Without any pictures, restate the lines from the one containing "Emit a Python" to the one containing "fmt = FuncFormatter(lambda", word for word, ends included.

§ Data supplied:

— Begin —

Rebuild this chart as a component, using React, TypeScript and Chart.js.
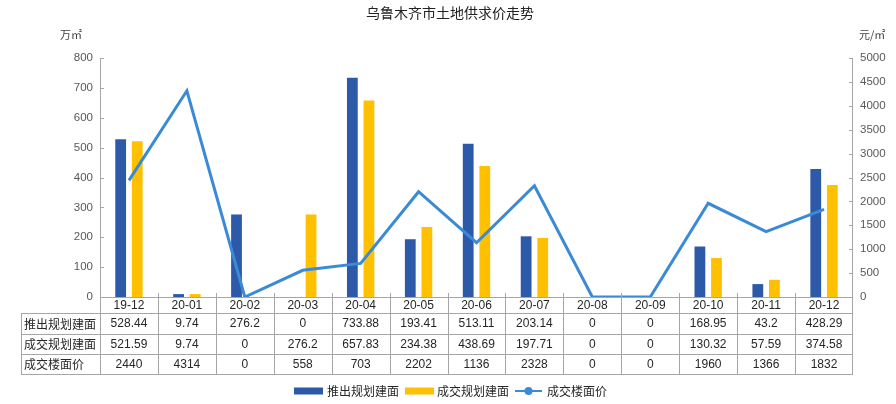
import React, { useEffect, useRef } from "react";
import { Chart, registerables } from "chart.js";

Chart.register(...registerables);

const categories = ["19-12", "20-01", "20-02", "20-03", "20-04", "20-05", "20-06", "20-07", "20-08", "20-09", "20-10", "20-11", "20-12"];
const launchedArea = [528.44, 9.74, 276.2, 0, 733.88, 193.41, 513.11, 203.14, 0, 0, 168.95, 43.2, 428.29];
const tradedArea = [521.59, 9.74, 0, 276.2, 657.83, 234.38, 438.69, 197.71, 0, 0, 130.32, 57.59, 374.58];
const floorPrice = [2440, 4314, 0, 558, 703, 2202, 1136, 2328, 0, 0, 1960, 1366, 1832];
const seriesNames = ["推出规划建面", "成交规划建面", "成交楼面价"];
const titleText = "乌鲁木齐市土地供求价走势";
const leftUnit = "万㎡";
const rightUnit = "元/㎡";

const BLUE = "#2C5AA8";
const YELLOW = "#FFC000";
const LINE = "#3A8AD6";
const GRID = "#a6a6a6";
const CJK = "'Noto Sans CJK SC', 'Noto Sans', sans-serif";
const NUM = "'Liberation Sans', Arial, sans-serif";

const fmt = (v: number) => String(v);

const decorPlugin = {
  id: "decor",
  afterDraw(chart: any) {
    const ctx = chart.ctx as CanvasRenderingContext2D;
    const area = chart.chartArea;
    const x = chart.scales.x;
    const y = chart.scales.y;
    const y1 = chart.scales.y1;
    const left = area.left;
    const right = area.right;
    const bottom = area.bottom;
    const n = categories.length;
    const colW = (right - left) / n;
    const tableLeft = 21;
    const rowTops = [bottom + 16, bottom + 37, bottom + 57, bottom + 77];

    ctx.save();
    // Title
    ctx.fillStyle = "#222";
    ctx.font = `14px ${CJK}`;
    ctx.textAlign = "center";
    ctx.textBaseline = "middle";
    ctx.fillText(titleText, 450, 13);

    // Unit labels
    ctx.font = `11px ${CJK}`;
    ctx.fillStyle = "#404040";
    ctx.textAlign = "left";
    ctx.fillText(leftUnit, 60, 35);
    ctx.fillText(rightUnit, 859, 35);

    // Axis lines
    ctx.strokeStyle = GRID;
    ctx.lineWidth = 1;
    ctx.beginPath();
    ctx.moveTo(left + 0.5, area.top);
    ctx.lineTo(left + 0.5, rowTops[3]);
    ctx.moveTo(right - 0.5, area.top);
    ctx.lineTo(right - 0.5, rowTops[3]);
    ctx.moveTo(left, bottom + 0.5);
    ctx.lineTo(right, bottom + 0.5);
    // y ticks inward
    for (let v = 0; v <= 800; v += 100) {
      const py = Math.round(y.getPixelForValue(v)) + 0.5;
      ctx.moveTo(left, py);
      ctx.lineTo(left + 4, py);
    }
    for (let v = 0; v <= 5000; v += 500) {
      const py = Math.round(y1.getPixelForValue(v)) + 0.5;
      ctx.moveTo(right, py);
      ctx.lineTo(right - 4, py);
    }
    // column separators (with tick upward)
    for (let i = 1; i < n; i++) {
      const px = Math.round(left + i * colW) + 0.5;
      ctx.moveTo(px, bottom - 4);
      ctx.lineTo(px, rowTops[3]);
    }
    // table horizontal lines
    for (const ry of rowTops) {
      ctx.moveTo(tableLeft, ry + 0.5);
      ctx.lineTo(right, ry + 0.5);
    }
    ctx.moveTo(tableLeft + 0.5, rowTops[0]);
    ctx.lineTo(tableLeft + 0.5, rowTops[3]);
    ctx.stroke();

    // category labels
    ctx.fillStyle = "#262626";
    ctx.font = `12px ${NUM}`;
    ctx.textAlign = "center";
    ctx.textBaseline = "middle";
    for (let i = 0; i < n; i++) {
      const cx = x.getPixelForValue(i);
      ctx.fillText(categories[i], cx, bottom + 9);
    }
    // table rows
    const rows = [launchedArea, tradedArea, floorPrice];
    for (let r = 0; r < 3; r++) {
      const cy = (rowTops[r] + rowTops[r + 1]) / 2 + 0.5;
      ctx.font = `12px ${CJK}`;
      ctx.textAlign = "left";
      ctx.fillText(seriesNames[r], tableLeft + 3, cy);
      ctx.font = `12px ${NUM}`;
      ctx.textAlign = "center";
      for (let i = 0; i < n; i++) {
        ctx.fillText(fmt(rows[r][i]), x.getPixelForValue(i), cy);
      }
    }

    // legend
    const ly = 391;
    ctx.font = `12px ${CJK}`;
    ctx.textAlign = "left";
    ctx.fillStyle = BLUE;
    ctx.fillRect(294, ly - 3.5, 29, 7);
    ctx.fillStyle = "#262626";
    ctx.fillText(seriesNames[0], 327, ly);
    ctx.fillStyle = YELLOW;
    ctx.fillRect(405, ly - 3.5, 29, 7);
    ctx.fillStyle = "#262626";
    ctx.fillText(seriesNames[1], 437, ly);
    ctx.strokeStyle = LINE;
    ctx.lineWidth = 2;
    ctx.beginPath();
    ctx.moveTo(515, ly);
    ctx.lineTo(542, ly);
    ctx.stroke();
    ctx.fillStyle = LINE;
    ctx.beginPath();
    ctx.arc(528.5, ly, 4, 0, Math.PI * 2);
    ctx.fill();
    ctx.fillStyle = "#262626";
    ctx.fillText(seriesNames[2], 547, ly);
    ctx.restore();
  },
};

export default function App() {
  const ref = useRef<HTMLCanvasElement | null>(null);
  useEffect(() => {
    if (!ref.current) return;
    const chart = new Chart(ref.current, {
      type: "bar",
      data: {
        labels: categories,
        datasets: [
          {
            type: "line",
            label: seriesNames[2],
            data: floorPrice,
            yAxisID: "y1",
            borderColor: LINE,
            backgroundColor: LINE,
            borderWidth: 3,
            pointRadius: 0,
            tension: 0,
            order: 0,
          } as any,
          {
            type: "bar",
            label: seriesNames[0],
            data: launchedArea,
            yAxisID: "y",
            backgroundColor: BLUE,
            barPercentage: 0.65,
            categoryPercentage: 0.573,
            order: 1,
          },
          {
            type: "bar",
            label: seriesNames[1],
            data: tradedArea,
            yAxisID: "y",
            backgroundColor: YELLOW,
            barPercentage: 0.65,
            categoryPercentage: 0.573,
            order: 2,
          },
        ],
      },
      options: {
        animation: false,
        responsive: true,
        maintainAspectRatio: false,
        layout: { padding: { top: 58, left: 0, right: 0, bottom: 0 } },
        plugins: { legend: { display: false }, tooltip: { enabled: false }, title: { display: false } },
        scales: {
          x: {
            grid: { display: false, drawTicks: false },
            border: { display: false },
            ticks: { display: false },
            afterFit: (s: any) => { s.height = 107; },
          },
          y: {
            position: "left",
            min: 0,
            max: 800,
            grid: { display: false, drawTicks: false },
            border: { display: false },
            ticks: { stepSize: 100, padding: 7, color: "#595959", font: { size: 11.5, family: NUM }, callback: (v: any) => String(v) },
            afterFit: (s: any) => { s.width = 100; },
          },
          y1: {
            position: "right",
            min: 0,
            max: 5000,
            grid: { display: false, drawTicks: false },
            border: { display: false },
            ticks: { stepSize: 500, padding: 7, color: "#595959", font: { size: 11.5, family: NUM }, callback: (v: any) => String(v) },
            afterFit: (s: any) => { s.width = 43; },
          },
        },
      },
      plugins: [decorPlugin],
    } as any);
    return () => chart.destroy();
  }, []);
  return (
    <div style={{ position: "fixed", left: 0, top: 0, width: 896, height: 404, background: "#fff" }}>
      <canvas ref={ref} />
    </div>
  );
}
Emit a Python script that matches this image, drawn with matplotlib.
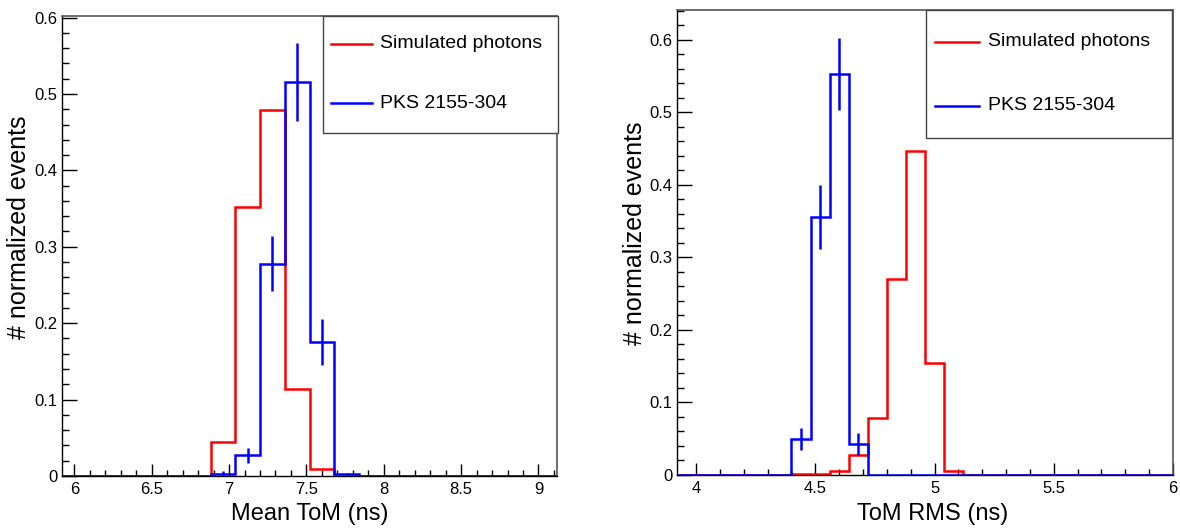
import numpy as np
import matplotlib
matplotlib.use("Agg")
import matplotlib.pyplot as plt
from matplotlib.patches import Rectangle
from matplotlib.lines import Line2D
from matplotlib.ticker import MultipleLocator, FuncFormatter

plt.rcParams['font.family'] = ['Liberation Sans', 'DejaVu Sans']

# ---------------- data ----------------
# Left: Mean ToM, 20 bins of 0.16 ns from 5.92 to 9.12
left_lo, left_w, left_n = 5.92, 0.16, 20
red_left = [0, 0, 0, 0, 0, 0, 0.045, 0.352, 0.479, 0.114,
            0.009, 0, 0, 0, 0, 0, 0, 0, 0, 0]
blue_left = [0, 0, 0, 0, 0, 0, 0.003, 0.027, 0.278, 0.516,
             0.175, 0.002, 0, 0, 0, 0, 0, 0, 0, 0]
blue_left_err = [0, 0, 0, 0, 0, 0, 0.003, 0.010, 0.036, 0.051,
                 0.030, 0.002, 0, 0, 0, 0, 0, 0, 0, 0]

# Right: ToM RMS, 26 bins of 0.08 ns from 3.92 to 6.00
right_lo, right_w, right_n = 3.92, 0.08, 26
red_right = [0, 0, 0, 0, 0, 0, 0.002, 0.001, 0.005, 0.027,
             0.078, 0.270, 0.447, 0.154, 0.005, 0, 0, 0, 0, 0,
             0, 0, 0, 0, 0, 0]
blue_right = [0, 0, 0, 0, 0, 0, 0.050, 0.356, 0.553, 0.043,
              0, 0, 0, 0, 0, 0, 0, 0, 0, 0,
              0, 0, 0, 0, 0, 0]
blue_right_err = [0, 0, 0, 0, 0, 0, 0.015, 0.044, 0.050, 0.015,
                  0, 0, 0, 0, 0, 0, 0, 0, 0, 0,
                  0, 0, 0, 0, 0, 0]

series_labels = ["Simulated photons", "PKS 2155-304"]
xlabels = ["Mean ToM (ns)", "ToM RMS (ns)"]
ylabel = "# normalized events"

RED = "#ff0000"
BLUE = "#0000ff"
LW = 1.8

W, H = 1180, 531
fig = plt.figure(figsize=(W / 100, H / 100), dpi=100)


def fx(px):
    return px / W


def fy(py):
    return 1 - py / H


def make_axes(l, r, t, b):
    return fig.add_axes([fx(l), fy(b), fx(r - l), fy(t) - fy(b)])


fmt = FuncFormatter(lambda v, p: "%g" % round(v, 2))


def draw_panel(ax, lo, w, n, red, blue, blue_err, xlim, ylim, xlab,
               xlab_pos, ylab_pos):
    edges = lo + w * np.arange(n + 1)
    centers = 0.5 * (edges[:-1] + edges[1:])
    ax.stairs(red, edges, color=RED, lw=LW, baseline=0, zorder=3)
    ax.stairs(blue, edges, color=BLUE, lw=LW, baseline=0, zorder=4)
    be = np.array(blue_err)
    bv = np.array(blue)
    m = be > 0
    ax.vlines(centers[m], bv[m] - be[m], bv[m] + be[m], color=BLUE, lw=LW, zorder=4)
    ax.set_xlim(*xlim)
    ax.set_ylim(*ylim)
    ax.xaxis.set_major_locator(MultipleLocator(0.5))
    ax.xaxis.set_minor_locator(MultipleLocator(0.1))
    ax.yaxis.set_major_locator(MultipleLocator(0.1))
    ax.yaxis.set_minor_locator(MultipleLocator(0.02))
    ax.xaxis.set_major_formatter(fmt)
    ax.yaxis.set_major_formatter(fmt)
    ax.tick_params(axis='x', which='major', direction='in', length=8.6, width=1.0, pad=4,
                   labelsize=12, top=False)
    ax.tick_params(axis='x', which='minor', direction='in', length=4.3, width=1.0, top=False)
    ax.tick_params(axis='y', which='major', direction='in', length=10.5, width=1.0, pad=3,
                   labelsize=12, right=False)
    ax.tick_params(axis='y', which='minor', direction='in', length=5.2, width=1.0, right=False)
    for s in ['top', 'right']:
        ax.spines[s].set_color('#555555')
        ax.spines[s].set_linewidth(1.2)
    for s in ['left', 'bottom']:
        ax.spines[s].set_color('black')
        ax.spines[s].set_linewidth(1.0)
    ax.set_xlabel(xlab, fontsize=17)
    ax.set_ylabel(ylabel, fontsize=18)
    ax.yaxis.set_label_coords(*ylab_pos)
    ax.xaxis.set_label_coords(*xlab_pos)


def draw_legend(l, r, t, b, line_x0, line_x1, text_x, y1, y2):
    fig.patches.append(Rectangle((fx(l), fy(b)), fx(r - l), fy(t) - fy(b),
                                 transform=fig.transFigure, fill=True, facecolor='white',
                                 edgecolor='#444444', lw=1.0, zorder=10))
    for y, c, lab in [(y1, RED, series_labels[0]), (y2, BLUE, series_labels[1])]:
        fig.lines.append(Line2D([fx(line_x0), fx(line_x1)], [fy(y), fy(y)],
                                transform=fig.transFigure, color=c, lw=LW, zorder=11))
        fig.text(fx(text_x), fy(y), lab, fontsize=14, va='center', ha='left', zorder=12)


ax1 = make_axes(62, 557, 16, 476)
draw_panel(ax1, left_lo, left_w, left_n, red_left, blue_left, blue_left_err,
           (5.92, 9.12), (0, 0.602), xlabels[0], (0.5, -0.059), (-0.062, 0.54))

ax2 = make_axes(677, 1173, 10, 475)
draw_panel(ax2, right_lo, right_w, right_n, red_right, blue_right, blue_right_err,
           (3.92, 6.0), (0, 0.641), xlabels[1], (0.516, -0.060), (-0.060, 0.52))

draw_legend(323, 558, 16, 133, 331, 372, 380, 44, 103)
draw_legend(926, 1172, 10, 138, 935, 979, 988, 42, 106)

fig.savefig("out.png", dpi=100)
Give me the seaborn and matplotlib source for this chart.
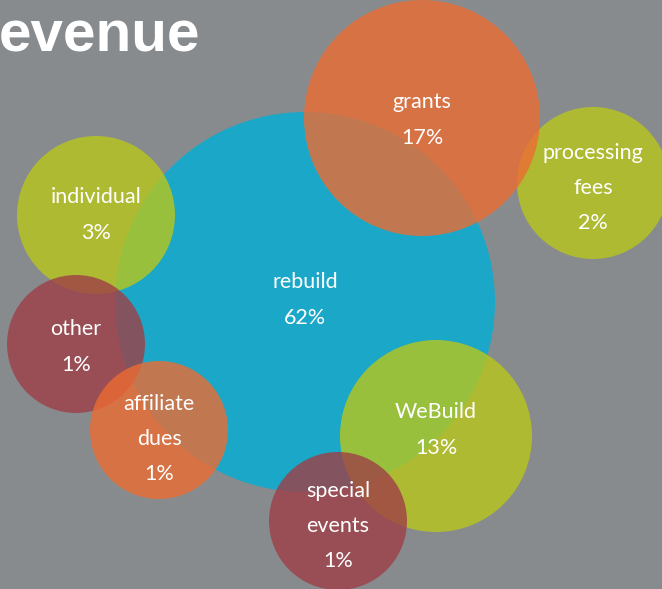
import pandas as pd
import matplotlib.pyplot as plt
import seaborn as sns

# data
sources = ["rebuild", "processing fees", "grants", "individual", "other",
           "affiliate dues", "WeBuild", "special events"]
shares = [62, 2, 17, 3, 1, 1, 13, 1]

# layout (pixel coords, y down) and colours
cx = [305, 593, 422, 96, 76, 159, 436, 338]
cy = [302, 183, 118, 215, 344, 430, 436, 521]
rad = [190, 76, 118, 79, 69, 69, 96, 69]
label_y = [300, 188, 120, 215, 347, 439, 430, 526]
colors = ["#00afd6", "#b8c71b", "#ec6c32", "#b8c71b", "#9e3f47",
          "#ec6c32", "#b8c71b", "#9e3f47"]
BG = "#888b8e"

W, H = 662, 589
sns.set_theme(style="white", rc={"figure.facecolor": BG, "axes.facecolor": BG})

df = pd.DataFrame({"source": sources, "share": shares, "x": cx, "y": cy})
# marker area in pt^2: 1 data unit = 1 px = 0.72 pt
sizes = [(2 * r * 0.72) ** 2 for r in rad]

fig = plt.figure(figsize=(W / 100, H / 100), dpi=100)
ax = fig.add_axes([0, 0, 1, 1])
sns.scatterplot(data=df, x="x", y="y", hue="source",
                palette=dict(zip(sources, colors)), s=sizes, alpha=0.8,
                edgecolor="none", legend=False, ax=ax)
ax.set_xlim(0, W)
ax.set_ylim(H, 0)
ax.set_axis_off()

# labels
for name, val, x, y in zip(df["source"], df["share"], df["x"], label_y):
    label = name.replace(" ", "\n") + f"\n{val}%"
    ax.text(x, y, label, ha="center", va="center", color="white",
            fontsize=15.5, family=["Lato", "DejaVu Sans"], linespacing=1.95)

# title (cropped on the left in the source image)
ax.text(-1, 52, "evenue", ha="left", va="baseline", color="white",
        fontsize=42, fontweight="bold", family=["Liberation Sans"])

fig.savefig("out.png", dpi=100, facecolor=BG)
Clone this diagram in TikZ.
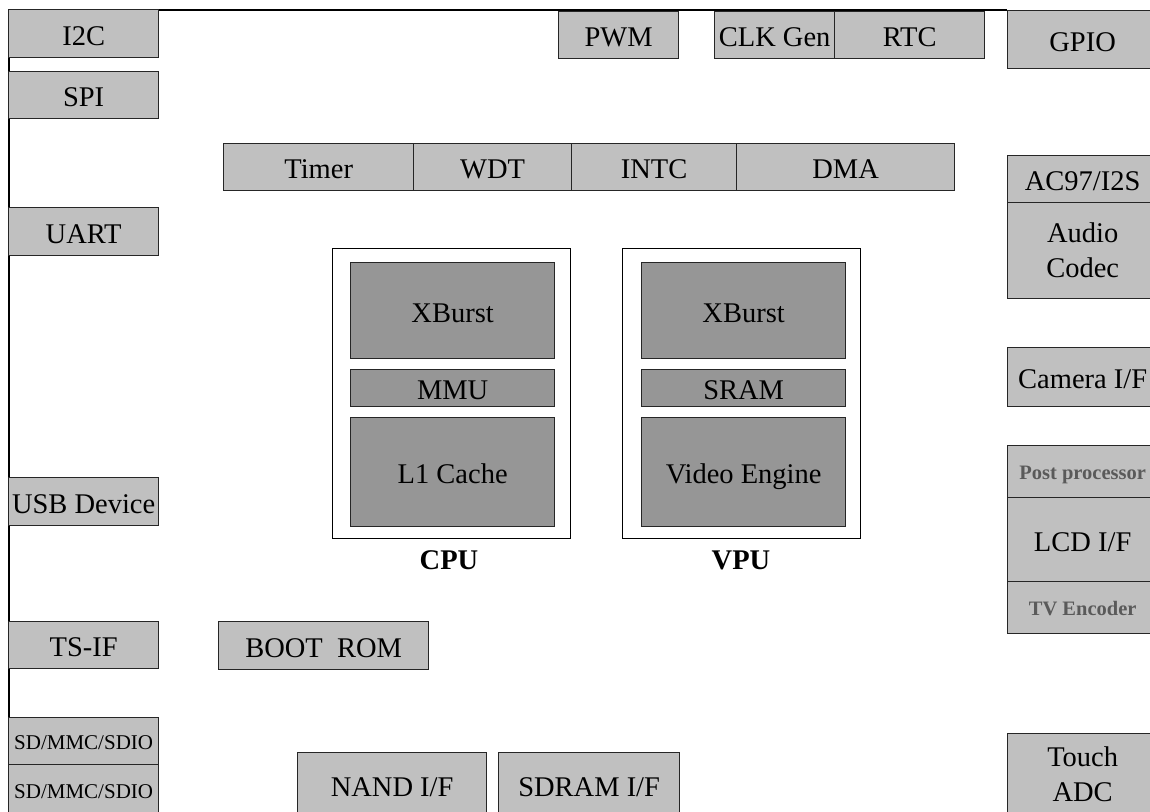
\documentclass[tikz,border=0pt]{standalone}
\usepackage{fontspec}
\setmainfont{Liberation Serif}
\definecolor{lgray}{HTML}{C0C0C0}
\definecolor{dgray}{HTML}{969696}
\definecolor{tgray}{HTML}{5A5A5A}
\tikzset{
  base/.style={draw=black!85, line width=1.3pt, inner sep=0pt, anchor=north west, align=center,
    font=\fontsize{28.5}{35}\selectfont, text height=23.5pt, text depth=0pt},
  lbox/.style={base, fill=lgray},
  dbox/.style={base, fill=dgray},
  frm/.style={base, fill=white, draw=black},
  multi/.style={text height=, text depth=},
  sbox/.style={lbox, font=\fontsize{21}{24}\selectfont, text height=17.5pt},
  gbox/.style={lbox, font=\fontsize{20.5}{23}\selectfont\bfseries, text=tgray, text height=16.5pt},
  caplabel/.style={font=\fontsize{28.5}{32}\selectfont\bfseries},
  wire/.style={draw=black, line width=1.3pt},
  sz/.style n args={2}{minimum width=#1pt, minimum height=#2pt},
}
\begin{document}
\begin{tikzpicture}[x=1pt,y=-1pt]
\useasboundingbox (0,0) rectangle (1150,811);
\clip (0,0) rectangle (1150,811);
% frame
\coordinate (fbl) at (9,815);
\coordinate (ftl) at (9,10);
\coordinate (ftr) at (1007,10);
\draw[wire] (fbl) -- (ftl) -- (ftr);
% left column
\node[lbox, sz={150}{48}] (i2c) at (8,9) {I2C};
\node[lbox, sz={150}{47}] (spi) at (8,71) {SPI};
\node[lbox, sz={150}{48}] (uart) at (8,207) {UART};
\node[lbox, sz={150}{48}] (usb) at (8,477) {USB Device};
\node[lbox, sz={150}{47}] (tsif) at (8,621) {TS-IF};
\node[sbox, sz={150}{47}] (sd1) at (8,717) {SD/MMC/SDIO};
\node[sbox, sz={150}{50}] (sd2) at (8,764) {SD/MMC/SDIO};
% top row
\node[lbox, sz={120}{47}] (pwm) at (558,11) {PWM};
\node[lbox, sz={120}{47}] (clk) at (714,11) {CLK Gen};
\node[lbox, sz={150}{47}] (rtc) at (834,11) {RTC};
\node[lbox, sz={150}{58}] (gpio) at (1007,10) {GPIO};
% timer row
\node[lbox, sz={190}{47}] (timer) at (223,143) {Timer};
\node[lbox, sz={158}{47}] (wdt) at (413,143) {WDT};
\node[lbox, sz={165}{47}] (intc) at (571,143) {INTC};
\node[lbox, sz={218}{47}] (dma) at (736,143) {DMA};
% right column
\node[lbox, sz={150}{47}] (ac97) at (1007,155) {AC97/I2S};
\node[lbox, multi, sz={150}{96}] (codec) at (1007,202) {Audio\\Codec};
\node[lbox, sz={150}{59}] (cam) at (1007,347) {Camera I/F};
\node[gbox, sz={150}{52}] (post) at (1007,445) {Post processor};
\node[lbox, sz={150}{84}] (lcd) at (1007,497) {LCD I/F};
\node[gbox, sz={150}{52}] (tv) at (1007,581) {TV Encoder};
\node[lbox, multi, sz={150}{82}] (touch) at (1007,733) {Touch\\ADC};
% CPU
\node[frm, sz={238}{290}] (cpu) at (332,248) {};
\node[dbox, sz={204}{96}] (cx) at (350,262) {XBurst};
\node[dbox, sz={204}{37}] (mmu) at (350,369) {MMU};
\node[dbox, sz={204}{109}] (l1) at (350,417) {L1 Cache};
\node[caplabel] (cpulab) at (449,560) {CPU};
% VPU
\node[frm, sz={238}{290}] (vpu) at (622,248) {};
\node[dbox, sz={204}{96}] (vx) at (641,262) {XBurst};
\node[dbox, sz={204}{37}] (sram) at (641,369) {SRAM};
\node[dbox, sz={204}{109}] (ve) at (641,417) {Video Engine};
\node[caplabel] (vpulab) at (741,560) {VPU};
% bottom
\node[lbox, sz={210}{48}] (boot) at (218,621) {BOOT\ \ ROM};
\node[lbox, sz={189}{64}] (nand) at (297,752) {NAND I/F};
\node[lbox, sz={181}{64}] (sdram) at (498,752) {SDRAM I/F};
\end{tikzpicture}
\end{document}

— End —

§ Right answer:
Emit a Python script that matches this image, drawn with matplotlib.
import numpy as np
import matplotlib
matplotlib.use("Agg")
import matplotlib.pyplot as plt
from matplotlib.patches import Rectangle
from matplotlib.lines import Line2D
from matplotlib.ticker import MultipleLocator, FuncFormatter

plt.rcParams['font.family'] = ['Liberation Sans', 'DejaVu Sans']

# ---------------- data ----------------
# Left: Mean ToM, 20 bins of 0.16 ns from 5.92 to 9.12
left_lo, left_w, left_n = 5.92, 0.16, 20
red_left = [0, 0, 0, 0, 0, 0, 0.045, 0.352, 0.479, 0.114,
            0.009, 0, 0, 0, 0, 0, 0, 0, 0, 0]
blue_left = [0, 0, 0, 0, 0, 0, 0.003, 0.027, 0.278, 0.516,
             0.175, 0.002, 0, 0, 0, 0, 0, 0, 0, 0]
blue_left_err = [0, 0, 0, 0, 0, 0, 0.003, 0.010, 0.036, 0.051,
                 0.030, 0.002, 0, 0, 0, 0, 0, 0, 0, 0]

# Right: ToM RMS, 26 bins of 0.08 ns from 3.92 to 6.00
right_lo, right_w, right_n = 3.92, 0.08, 26
red_right = [0, 0, 0, 0, 0, 0, 0.002, 0.001, 0.005, 0.027,
             0.078, 0.270, 0.447, 0.154, 0.005, 0, 0, 0, 0, 0,
             0, 0, 0, 0, 0, 0]
blue_right = [0, 0, 0, 0, 0, 0, 0.050, 0.356, 0.553, 0.043,
              0, 0, 0, 0, 0, 0, 0, 0, 0, 0,
              0, 0, 0, 0, 0, 0]
blue_right_err = [0, 0, 0, 0, 0, 0, 0.015, 0.044, 0.050, 0.015,
                  0, 0, 0, 0, 0, 0, 0, 0, 0, 0,
                  0, 0, 0, 0, 0, 0]

series_labels = ["Simulated photons", "PKS 2155-304"]
xlabels = ["Mean ToM (ns)", "ToM RMS (ns)"]
ylabel = "# normalized events"

RED = "#ff0000"
BLUE = "#0000ff"
LW = 1.8

W, H = 1180, 531
fig = plt.figure(figsize=(W / 100, H / 100), dpi=100)


def fx(px):
    return px / W


def fy(py):
    return 1 - py / H


def make_axes(l, r, t, b):
    return fig.add_axes([fx(l), fy(b), fx(r - l), fy(t) - fy(b)])


fmt = FuncFormatter(lambda v, p: "%g" % round(v, 2))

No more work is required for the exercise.